Release and hotfix processes often create pressure that increases mistakes.

  • Set a clear process for including updated translations in releases: generate POTs at a known point, lock source strings during freeze windows if possible, and schedule translation updates.
  • For hotfixes, minimize changes to existing strings; prefer appending new strings rather than modifying existing ones unless necessary.
  • Maintain a changelog for translation changes so reviewers and translators understand what changed and why.

A calm, predictable release process reduces hurried edits that lead to conflicts and inaccuracies.


11. Run periodic audits and use analytics

Measure and iterate.

  • Periodically audit translations for consistency and quality—spot-check high-impact screens and critical flows.
  • Track common QA failures in CI and prioritize fixing the root causes (e.g., inconsistent placeholders).
  • Monitor contributor activity to find hotspots where conflicts or errors repeatedly occur and address those areas with training or file splitting.

Data helps you prioritize improvements that will reduce errors and conflicts most effectively.


12. Handle plurals and gender carefully

Pluralization and gender are frequent sources of trouble.

  • Ensure PO editors and build tools support target-language plural forms and that translators see plural contexts clearly.
  • Avoid encoding gender in source strings when possible; provide separate strings or variables to handle gendered content.
  • Use developer comments to show example sentences for each plural form and indicate grammatical behavior.

Correct handling of plurals prevents runtime pluralization bugs and rework.


13. Use version control best practices for PO files

Apply Git practices adapted to translation workflows.

  • Use small commits with clear messages like “fr: Add translations for settings page” rather than large batches mixing unrelated changes.
  • Protect main branches and require CI checks to pass before merges.
  • Use branch naming conventions (e.g., i18n/feature-name-locale) to make it obvious what changes contain translation updates.

Good VCS hygiene reduces accidental overwrites and makes it easier to resolve conflicts when they occur.


14. Prefer context-rich review over line-by-line proofreading

Reviews focused only on raw text differences miss broader issues.

  • Use screenshots, in-app context, or LSP/preview modes to review translations in context.
  • Ask reviewers to look for consistency, tone, and correctness in flows, not just individual lines.
  • Prioritize reviewing translations in high-traffic or critical paths first.

Contextual reviews catch problems that static diffs or isolated proofreading miss.


15. Consider structured formats for complex UIs

When UI text contains rich structure (markdown, HTML, nested placeholders), PO can become fragile.

  • For complex, structured content, consider using JSON or other structured localization formats that better represent nested content and reduce fragile string concatenation.
  • If you must use PO for structured fragments, keep them small, document structure clearly, and use robust placeholders.

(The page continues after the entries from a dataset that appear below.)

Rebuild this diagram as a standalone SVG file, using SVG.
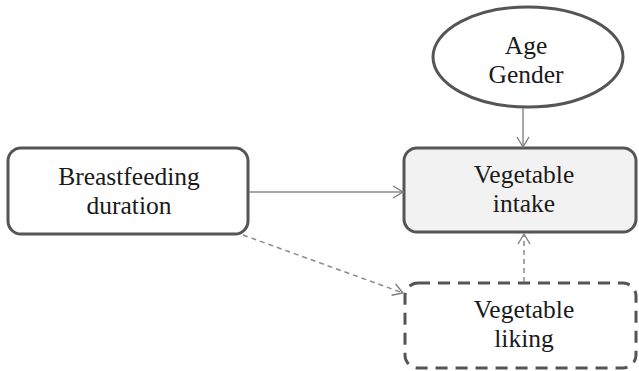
<svg xmlns="http://www.w3.org/2000/svg" width="639" height="371" viewBox="0 0 639 371">
<defs>
<marker id="ah" markerWidth="14" markerHeight="14" refX="12" refY="7" orient="auto" markerUnits="userSpaceOnUse">
<path d="M2,1 L12,7 L2,13" fill="none" stroke="#7f7f7f" stroke-width="1.4"/>
</marker>
</defs>
<style>
.node{fill:#ffffff;stroke:#555555;stroke-width:3}
.fill{fill:#f2f2f2}
.dash{stroke-dasharray:12 8}
.t{font-family:"Liberation Serif","Times New Roman",serif;font-size:25.5px;fill:#1a1a1a;text-anchor:middle}
.c{fill:none;stroke:#8a8a8a;stroke-width:1.5}
.cd{stroke-dasharray:5 4}
</style>
<rect width="639" height="371" fill="#ffffff"/>
<g id="age-gender">
<ellipse class="node" cx="528" cy="57" rx="95" ry="50"/>
<text class="t" x="526" y="54">Age</text>
<text class="t" x="526" y="83">Gender</text>
</g>
<g id="breastfeeding">
<rect class="node" x="8" y="148" width="240" height="86" rx="13"/>
<text class="t" x="129" y="185">Breastfeeding</text>
<text class="t" x="129" y="214">duration</text>
</g>
<g id="intake">
<rect class="node fill" x="404" y="148" width="232" height="84" rx="13"/>
<text class="t" x="524" y="183">Vegetable</text>
<text class="t" x="524" y="212">intake</text>
</g>
<g id="liking">
<rect class="node dash" x="405" y="283" width="231" height="85" rx="13"/>
<text class="t" x="524" y="318">Vegetable</text>
<text class="t" x="524" y="347">liking</text>
</g>
<g id="connectors">
<line class="c" x1="523" y1="108" x2="523" y2="147" marker-end="url(#ah)"/>
<line class="c" x1="249" y1="192" x2="403" y2="192" marker-end="url(#ah)"/>
<line class="c cd" x1="524" y1="282" x2="524" y2="234" marker-end="url(#ah)"/>
<line class="c cd" x1="243" y1="235" x2="403" y2="293" marker-end="url(#ah)"/>
</g>
</svg>
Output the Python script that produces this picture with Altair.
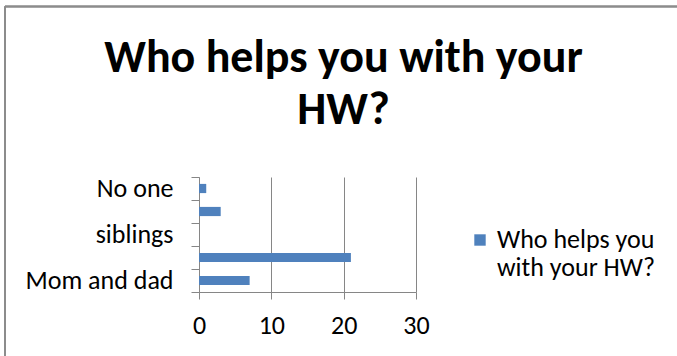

Choosing the right format for complex content reduces translation errors and merge friction.


Conclusion

Improving translation accuracy and reducing merge conflicts requires attention across tools, processes, and people. A well-configured PO editor, automated linting and merging, strong translation memory and glossary systems, clear source strings with helpful context, and good version-control hygiene together produce smoother localization workflows. Implement these recommendations incrementally—start with the highest-impact changes (automated checks, TM/glossary, and CI gating) and expand from there to create a more reliable, scalable internationalization pipeline.